PROBLEM STATEMENT: Extract the lines from the start through the line that holds "(datalbl) at (60,393)", both included, omitting all images.

------------------------------------

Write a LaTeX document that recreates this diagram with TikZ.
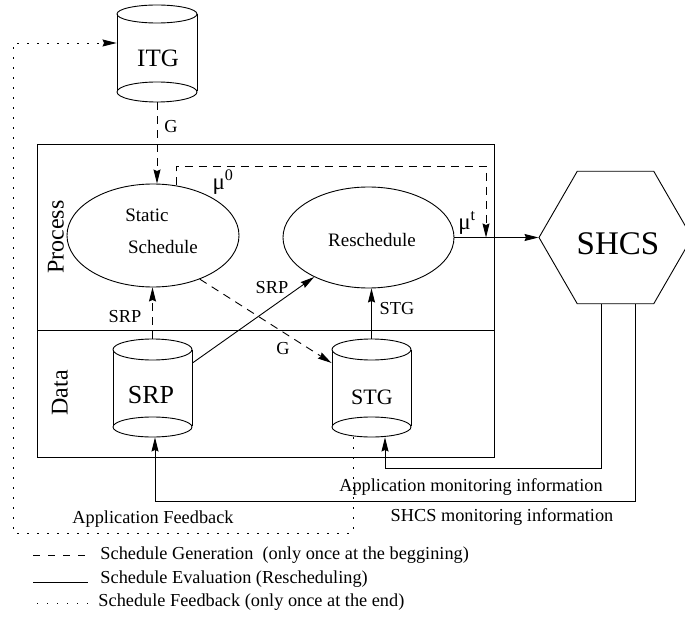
\documentclass[tikz,border=0pt]{standalone}
\usepackage{fontspec}
\setmainfont{Liberation Serif}
\usetikzlibrary{arrows.meta,shapes.geometric}
\newcommand\fsz[1]{\fontsize{#1}{#1}\selectfont}
\tikzset{
  tip/.style={-{Stealth[length=14pt,width=7pt,inset=1.5pt]}},
  gen/.style={dash pattern=on 8pt off 6pt},
  legdash/.style={dash pattern=on 7pt off 8pt},
  fb/.style={dash pattern=on 1.3pt off 8.7pt},
  lbl/.style={inner sep=0pt,font=\fsz{18.3}},
  inlbl/.style={inner sep=0pt,font=\fsz{19}},
  cylbox/.style={inner sep=0pt,minimum width=#1,minimum height=98pt},
  proc/.style={draw,ellipse,inner sep=0pt},
  mulbl/.style={inner sep=0pt,font=\fsz{23}},
}
\begin{document}
\begin{tikzpicture}[x=1pt,y=-1pt,line width=0.9pt]
\useasboundingbox (0,0) rectangle (685,628);
\clip (0,0) rectangle (685,628);

% process / data frame
\draw (37,144) rectangle (494,457);
\draw (37,330) -- (494,330);
\node[inner sep=0pt,rotate=90,font=\fsz{24}] (proclbl) at (56,237) {Process};
\node[inner sep=0pt,rotate=90,font=\fsz{24}] (datalbl) at (60,393) {Data};

% ITG store
\node[cylbox=80pt,minimum height=97pt] (itg) at (157,53.5) {};
\draw (117,14) -- (117,91) (197,14) -- (197,91);
\draw (157,14) ellipse [x radius=40,y radius=9];
\draw (157,92) ellipse [x radius=40,y radius=10];
\node[inner sep=0pt,font=\fsz{25}] (itgtxt) at (158,58) {ITG};

% SRP store
\node[cylbox=79pt] (srp) at (152.5,388) {};
\draw (113,349.5) -- (113,426) (192,349.5) -- (192,426);
\draw (152.5,349.5) ellipse [x radius=39.5,y radius=10.5];
\draw (152.5,427) ellipse [x radius=39.5,y radius=10];
\node[inner sep=0pt,font=\fsz{26}] (srptxt) at (151,395) {SRP};

% STG store
\node[cylbox=79pt] (stg) at (371.5,388) {};
\draw (332,349.5) -- (332,426) (411,349.5) -- (411,426);
\draw (371.5,349.5) ellipse [x radius=39.5,y radius=10.5];
\draw (371.5,427) ellipse [x radius=39.5,y radius=10];
\node[inner sep=0pt,font=\fsz{22}] (stgtxt) at (372,397) {STG};

% processes
\node[proc,minimum width=172pt,minimum height=103pt] (static) at (153,235.5) {};
\node[inlbl] (statictxt) at (147,215) {Static};
\node[inlbl] (schedtxt) at (163,247) {Schedule};
\node[proc,minimum width=171pt,minimum height=101pt] (resched) at (368.5,237.5) {};
\node[inlbl] (reschedtxt) at (372,240) {Reschedule};

% system
\node[draw,regular polygon,regular polygon sides=6,minimum size=153pt,inner sep=0pt] (shcs) at (615.5,237.5) {};
\node[inner sep=0pt,font=\fsz{33}] (shcstxt) at (618,244) {SHCS};

% schedule generation
\draw[gen,tip] (itg.south) -- (static.north -| itg.south);
\node[lbl,anchor=west] (g1) at (164,127) {G};
\draw[gen,tip] (srp.north) -- (static.south -| srp.north);
\node[lbl] (srp1) at (125,317) {SRP};
\draw[gen,tip] (static.-43) -- ([yshift=25pt]stg.west);
\node[lbl] (g2) at (283,349) {G};
\coordinate (mutop) at (486,166);
\draw[gen,tip] (static.65) |- (mutop) -- (mutop |- resched.east);
\node[mulbl] (mu0) at (223,182) {μ\textsuperscript{0}};
\node[mulbl] (mut) at (467,223) {μ\textsuperscript{t}};

% schedule evaluation
\draw[tip] ([yshift=25pt]srp.east) -- (resched.-144);
\node[lbl] (srp2) at (272,288) {SRP};
\draw[tip] (stg.north) -- (stg.north |- resched.south);
\node[lbl] (stg1) at (397,309) {STG};
\draw[tip] (resched.east) -- (shcs.west);

% monitoring feedback
\coordinate (appmon) at (385,468);
\draw[tip] ([xshift=-14.5pt]shcs.south) |- (appmon) -- (appmon |- stg.south);
\node[lbl] (appmontxt) at (471,487) {Application monitoring information};
\coordinate (sysmon) at (155,501);
\draw[tip] ([xshift=19.5pt]shcs.south) |- (sysmon) -- (sysmon |- srp.south);
\node[lbl] (sysmontxt) at (502,517) {SHCS monitoring information};

% schedule feedback
\coordinate (fbcorner) at (13,533);
\coordinate (fbtop) at (13,43);
\draw[fb,tip] ([xshift=-18.5pt]stg.south) |- (fbcorner) -- (fbtop) -- (fbtop -| itg.west);
\node[lbl] (fbtxt) at (153,519) {Application Feedback};

% legend
\draw[legdash] (33,555) -- (88,555);
\node[lbl,anchor=west] (leg1) at (100,555) {Schedule Generation\ \ (only once at the beggining)};
\draw (33,582) -- (88,582);
\node[lbl,anchor=west] (leg2) at (100,579) {Schedule Evaluation (Rescheduling)};
\draw[fb] (37,603) -- (88,603);
\node[lbl,anchor=west] (leg3) at (98,602) {Schedule Feedback (only once at the end)};
\end{tikzpicture}
\end{document}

------------------------------------

RESULT FOR THIS EXERCISE:
Write a LaTeX document that recreates this diagram with TikZ.
\documentclass[tikz,border=0pt]{standalone}
\usepackage{fontspec}
\setmainfont{Liberation Serif}
\usetikzlibrary{arrows.meta,shapes.geometric}
\newcommand\fsz[1]{\fontsize{#1}{#1}\selectfont}
\tikzset{
  tip/.style={-{Stealth[length=14pt,width=7pt,inset=1.5pt]}},
  gen/.style={dash pattern=on 8pt off 6pt},
  legdash/.style={dash pattern=on 7pt off 8pt},
  fb/.style={dash pattern=on 1.3pt off 8.7pt},
  lbl/.style={inner sep=0pt,font=\fsz{18.3}},
  inlbl/.style={inner sep=0pt,font=\fsz{19}},
  cylbox/.style={inner sep=0pt,minimum width=#1,minimum height=98pt},
  proc/.style={draw,ellipse,inner sep=0pt},
  mulbl/.style={inner sep=0pt,font=\fsz{23}},
}
\begin{document}
\begin{tikzpicture}[x=1pt,y=-1pt,line width=0.9pt]
\useasboundingbox (0,0) rectangle (685,628);
\clip (0,0) rectangle (685,628);

% process / data frame
\draw (37,144) rectangle (494,457);
\draw (37,330) -- (494,330);
\node[inner sep=0pt,rotate=90,font=\fsz{24}] (proclbl) at (56,237) {Process};
\node[inner sep=0pt,rotate=90,font=\fsz{24}] (datalbl) at (60,393) {Data};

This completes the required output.